* **Items from a data source**
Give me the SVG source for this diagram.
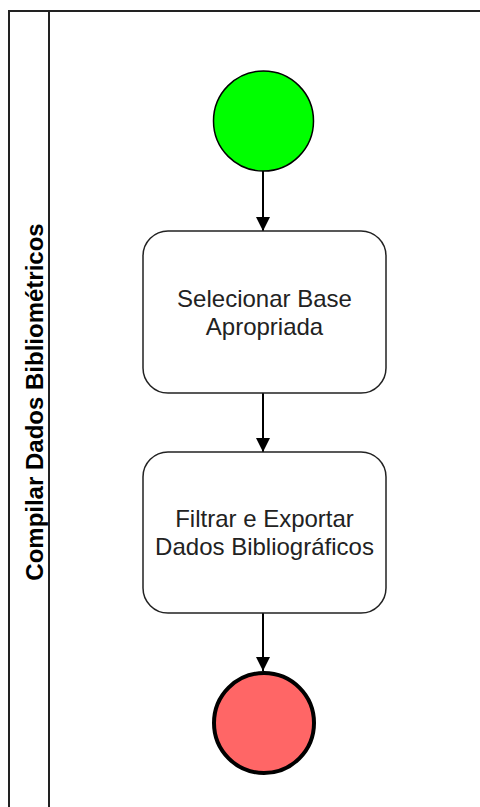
<svg xmlns="http://www.w3.org/2000/svg" width="480" height="807" viewBox="0 0 480 807">
  <defs>
    <marker id="arrow" viewBox="0 0 14 14" refX="14" refY="7" markerWidth="14" markerHeight="14" markerUnits="userSpaceOnUse" orient="auto">
      <path d="M0,0 L14,7 L0,14 Z" fill="#000"/>
    </marker>
  </defs>
  <style>
    .lane { fill: #fff; stroke: #222; stroke-width: 2; }
    .lane-title { font-family: "Liberation Sans", Arial, sans-serif; font-size: 24px; font-weight: bold; fill: #000; }
    .task { fill: #fff; stroke: #222; stroke-width: 1.5; }
    .label { font-family: "Liberation Sans", Arial, sans-serif; font-size: 24px; fill: #222; text-anchor: middle; }
    .flow { fill: none; stroke: #000; stroke-width: 2; marker-end: url(#arrow); }
  </style>
  <rect width="480" height="807" fill="#fff"/>

  <!-- Pool / lane -->
  <g id="lane">
    <rect class="lane" x="9" y="11" width="490" height="820"/>
    <line x1="49" y1="11" x2="49" y2="831" stroke="#222" stroke-width="2"/>
    <text class="lane-title" transform="translate(43,402) rotate(-90)" text-anchor="middle">Compilar Dados Bibliométricos</text>
  </g>

  <!-- Connectors -->
  <g id="connectors">
    <line class="flow" x1="263" y1="171" x2="263" y2="231"/>
    <line class="flow" x1="263" y1="393" x2="263" y2="452"/>
    <line class="flow" x1="263" y1="613" x2="263" y2="671"/>
  </g>

  <g id="start">
    <circle cx="263.5" cy="121" r="50" fill="#00ff00" stroke="#000" stroke-width="1.5"/>
  </g>

  <g id="task-select">
    <rect class="task" x="143" y="231" width="243" height="162" rx="25" ry="25"/>
    <text class="label" x="264.5" y="307">Selecionar Base</text>
    <text class="label" x="264.5" y="335">Apropriada</text>
  </g>

  <g id="task-filter">
    <rect class="task" x="143" y="452" width="243" height="161" rx="25" ry="25"/>
    <text class="label" x="264.5" y="527">Filtrar e Exportar</text>
    <text class="label" x="264.5" y="555">Dados Bibliográficos</text>
  </g>

  <g id="end">
    <circle cx="264" cy="723" r="50" fill="#ff6666" stroke="#000" stroke-width="4"/>
  </g>
</svg>
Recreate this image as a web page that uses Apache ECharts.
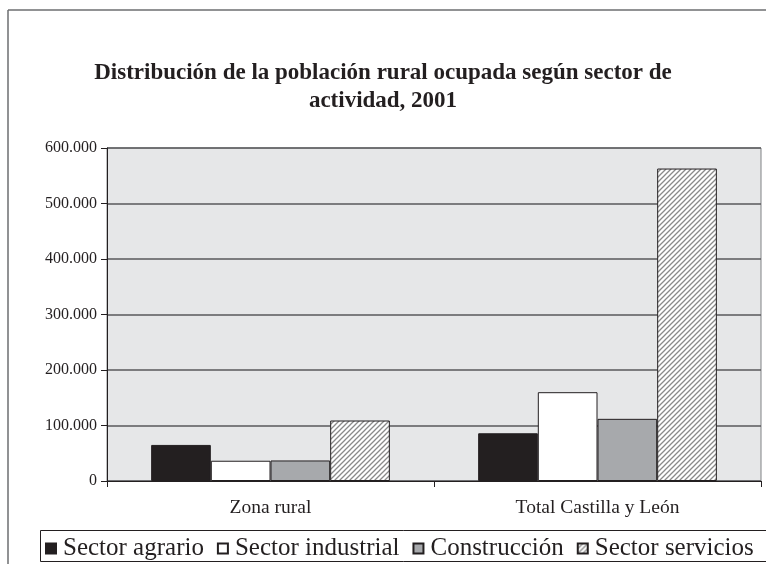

* **DESCRIPTION OF THE TASK**
Exclude the images and reproduce the remaining data exactly.

* **EXERCISE ANSWER**
Give me the SVG source for this diagram.
<svg xmlns="http://www.w3.org/2000/svg" width="480" height="807" viewBox="0 0 480 807">
  <defs>
    <marker id="arrow" viewBox="0 0 14 14" refX="14" refY="7" markerWidth="14" markerHeight="14" markerUnits="userSpaceOnUse" orient="auto">
      <path d="M0,0 L14,7 L0,14 Z" fill="#000"/>
    </marker>
  </defs>
  <style>
    .lane { fill: #fff; stroke: #222; stroke-width: 2; }
    .lane-title { font-family: "Liberation Sans", Arial, sans-serif; font-size: 24px; font-weight: bold; fill: #000; }
    .task { fill: #fff; stroke: #222; stroke-width: 1.5; }
    .label { font-family: "Liberation Sans", Arial, sans-serif; font-size: 24px; fill: #222; text-anchor: middle; }
    .flow { fill: none; stroke: #000; stroke-width: 2; marker-end: url(#arrow); }
  </style>
  <rect width="480" height="807" fill="#fff"/>

  <!-- Pool / lane -->
  <g id="lane">
    <rect class="lane" x="9" y="11" width="490" height="820"/>
    <line x1="49" y1="11" x2="49" y2="831" stroke="#222" stroke-width="2"/>
    <text class="lane-title" transform="translate(43,402) rotate(-90)" text-anchor="middle">Compilar Dados Bibliométricos</text>
  </g>

  <!-- Connectors -->
  <g id="connectors">
    <line class="flow" x1="263" y1="171" x2="263" y2="231"/>
    <line class="flow" x1="263" y1="393" x2="263" y2="452"/>
    <line class="flow" x1="263" y1="613" x2="263" y2="671"/>
  </g>

  <g id="start">
    <circle cx="263.5" cy="121" r="50" fill="#00ff00" stroke="#000" stroke-width="1.5"/>
  </g>

  <g id="task-select">
    <rect class="task" x="143" y="231" width="243" height="162" rx="25" ry="25"/>
    <text class="label" x="264.5" y="307">Selecionar Base</text>
    <text class="label" x="264.5" y="335">Apropriada</text>
  </g>

  <g id="task-filter">
    <rect class="task" x="143" y="452" width="243" height="161" rx="25" ry="25"/>
    <text class="label" x="264.5" y="527">Filtrar e Exportar</text>
    <text class="label" x="264.5" y="555">Dados Bibliográficos</text>
  </g>

  <g id="end">
    <circle cx="264" cy="723" r="50" fill="#ff6666" stroke="#000" stroke-width="4"/>
  </g>
</svg>
Recreate this image as a web page that uses Apache ECharts.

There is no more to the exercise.